Sunday, December 27, 2020

Battle of Yuk Foo

Bruce and I continued our email Cold War gone hot gaming using modified Scharnhorst for the map game and modified Rommel for the table top. This game was a Soviet (blue, moving first) v Chinese (red) conflict somewhere in Mongolia.



Bruce made two changes to Scharnhorst for this game to see how they played. First, there were three kinds of objectives for which each side secretly diced: infrastructure (1-3), resources (4-5), and population centres (6). The Chinese got infrastructure (airbases on the map) and the Soviets got population centres (cities son the map). This idea was to generate some uncertainty in the map game (rather than just a rush to bag common objectives).

Second, the side with the recon advantage got to choose its side (Russians chose west). But the other player could choose any of the three remaining sides (Chinese chose south). The idea was to reduce the power for the recon advantage (where you choose your own side and, de facto, the other guy's side) as well as to (if adjacent sits were chosen) open the possibility of a static front and more open, cavalry-style play on the rest of the map.

I would say the multiple types of objectives was a success. Choosing a side was maybe less so? Hard to know after one play. Anyhow, the open phases saw a concentration of units in the SW corner of the map.






At the beginning of Day 2, I declared a battle and structure the field to advantage myself (basically all of my units were in columns D and C and I bet that Bruce had made a more balanced allocation). Given the numerical superiority of the Chinese, I wanted to fight only half his force at a time with all of mine if I could manage it.



There was some last minute map moves (I tried to deny him an airfield, having guessed his objectives) but he needed to swing his troops in as reinforcements.
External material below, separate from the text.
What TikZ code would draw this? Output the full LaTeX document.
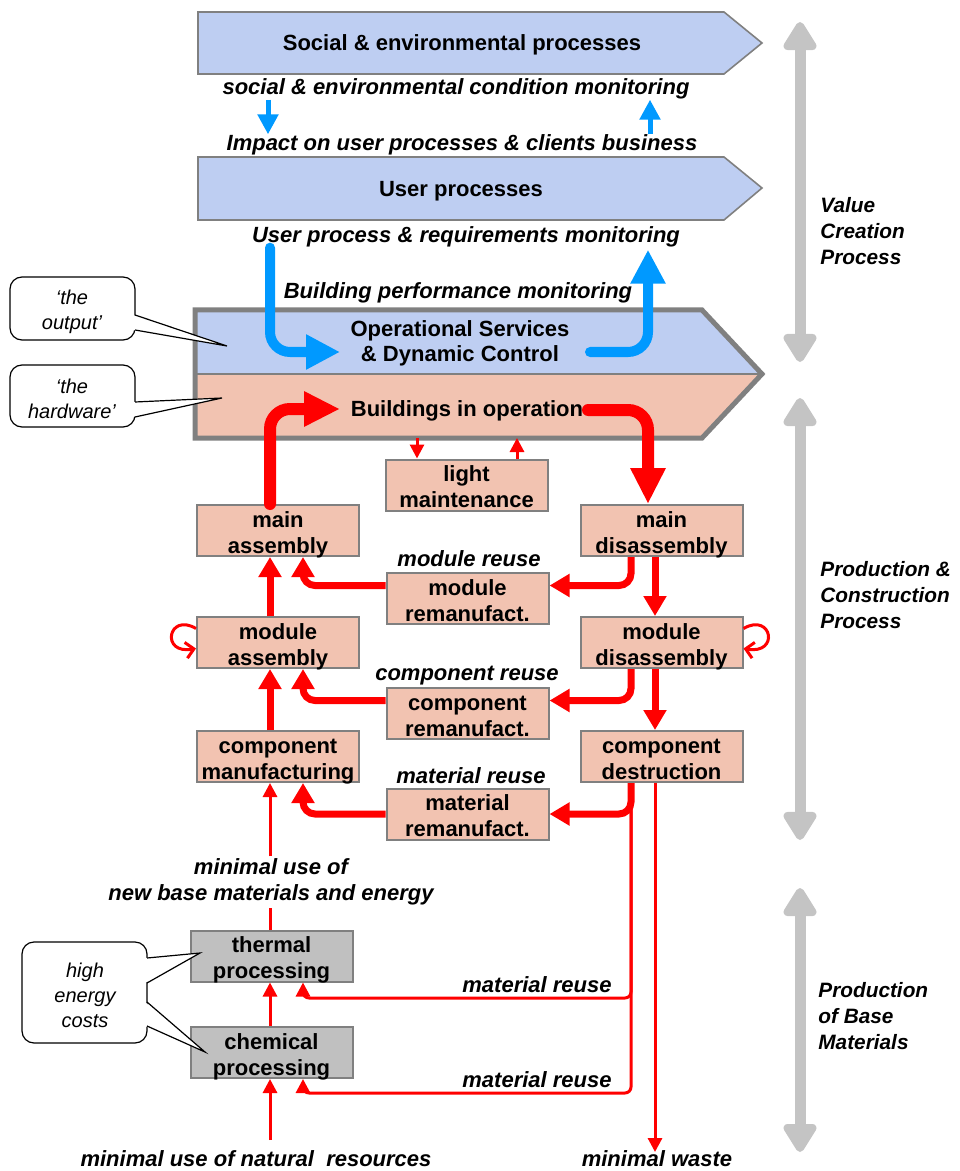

At the end of the map phase, the Soviets has 11 points and the Chinese had 5. There were enough points on play on the map (plus 1d6 of points for a tactical win) that victory hung in the balance. 

We then deployed. The Soviet plant as to sweep south and clean out the Chinese foot troops and then move east to and destroy the rest of the Chinese before reinforcements arrived. The Chinese plan was to sit tight except on the far eastern edge of the board were they would, if possible, try to grab some victory points.



Turn 1 saw an aggressive Soviet advance supported by helos and artillery. The helos came and went over the course of the game (which was a bit of work to track) and, in the end, the Soviet artillery probably made the differences. (A couple of units are missing on the board as I lost their chips--I just wrote them on the map itself).

At

The Soviet attack was damaging but but short lived as bad dice meant Chinese units survived causing the Soviets to tip. The Chinese foot in the middle of the board were badly damaged but irritatingly still there. The Chinese regrouped in turn 2 but their one attack in Hex E11 was a bust.



Turn 3 saw the Soviet continue to attack, grinding down the Chinese foot and swinging an armoured and help force well south to bottle up the Chinese and threaten their supply base. A lucky strike saw the Soviets successfully grab the supply base (Hex H11 in bottom right) and eliminate the Chinese artillery. 



On Turn 4, the Chinese attempted to regain the supply base but their air strike did not come through and a barrage further disrupt their attack. 



Chinese reinforcements did arrive (a horde of T-62s/Type 70s). But they were bottled up by all of the traffic on the eastern edge of the map. On Turn 5, the Russians used a wave attack to clean up the foot and pulse across the board to the east. While the Soviet attacks were not fantastically effective, they were enough to blunt the reinforcements' combat strength.



The Chinese used their reinforcements to attack the Soviets but could not inflict enough casualties to turn the tide on Turn 6.



Turn 7 saw a swarm of helos and a rain of shells contain the attempted breakout.



Turn 8 saw a last push to recapture the Chinese Supply base but the Chinese units were just too attritted to make much of an attack. The second wave of Chinese reinforcements did not arrive.



Turn 9 saw the Soviets redeploy to bottle up the eastern edge against any further Chinese reinforcements and clean up the remainder of the Chinese units on the SE corner. 



I called the game at this point because the Chinese could not win (even if the reinforcements showed up). After the tabletop battle, victory points were 15 to 2 for the Soviets for a convincing win.